After fours years of having this craving teased and treated by subbing with National Symphony, Washington National Opera, and Baltimore Symphony, I decided I had to win an orchestral job of my own. The timing of the end of my enlistment lined up almost perfectly with a vacancy in the Atlanta Symphony. In the Fall of 2013, I took on a very challenging and exciting new chapter of my life as a one-year sub with the ASO. Thankfully, my experience in the band prepared me for the level of professionalism and musicianship required of each member in Atlanta. In my new position, I was able to continue my lessons in these two areas through the guidance of my friends and section mates Colin Williams and Nathan Zgonc.

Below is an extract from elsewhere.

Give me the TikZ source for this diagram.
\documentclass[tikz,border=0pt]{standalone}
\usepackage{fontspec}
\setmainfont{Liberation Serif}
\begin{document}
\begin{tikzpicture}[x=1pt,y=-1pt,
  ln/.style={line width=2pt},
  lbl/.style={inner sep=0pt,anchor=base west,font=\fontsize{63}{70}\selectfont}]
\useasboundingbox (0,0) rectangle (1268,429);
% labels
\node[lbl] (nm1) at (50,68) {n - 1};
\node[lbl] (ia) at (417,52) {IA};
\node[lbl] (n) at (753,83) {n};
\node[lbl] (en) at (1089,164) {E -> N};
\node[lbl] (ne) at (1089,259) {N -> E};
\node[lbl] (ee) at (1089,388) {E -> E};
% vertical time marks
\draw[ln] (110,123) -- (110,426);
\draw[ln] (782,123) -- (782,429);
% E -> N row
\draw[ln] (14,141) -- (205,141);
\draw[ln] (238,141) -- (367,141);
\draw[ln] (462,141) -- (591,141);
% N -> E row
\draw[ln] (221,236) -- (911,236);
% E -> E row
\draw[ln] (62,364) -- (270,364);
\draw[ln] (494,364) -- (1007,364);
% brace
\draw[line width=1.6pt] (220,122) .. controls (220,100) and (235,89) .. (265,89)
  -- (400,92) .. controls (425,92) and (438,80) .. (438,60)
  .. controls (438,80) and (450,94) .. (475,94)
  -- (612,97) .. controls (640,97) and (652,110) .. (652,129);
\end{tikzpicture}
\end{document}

These two guys showed me what it takes to win and maintain a professional orchestral position at the highest level.
In my year and a half with the Atlanta Symphony I have never once stopped enjoying the experience I have been fortunate enough to earn. The upsides are endless and the downsides (which I’ve yet to find) I’m sure can be counted on one hand.
In hindsight, I’ve learned from my time in the military band and ASO to keep your mind open, and your ears open wider! Never consider yourself “above” any job that opens itself to you, as some budding players seem to do with military bands and other non-orchestral gigs these days. Yes, you are locked in for a minimum of four years, it’s not an orchestra, BUT it is a learning experience and an amazing career with amazing players and people if you open your mind to the idea of something you had not yet considered. Allow where you are in life, to help prepare you for what you want in life. Anywhere you are, there are always lessons to be learned from someone who has been there before or is doing what you are, only better.
If you work hard enough and practice your butt off you may find yourself in either an orchestra or a military band someday. Don’t let that be the last success of your career. Always keep fighting and raising the bar in your practice. Don’t let the advancement of your playing and education of what’s great ever taper. Stay hungry for achieving a greater understanding of music and mastering your instrument.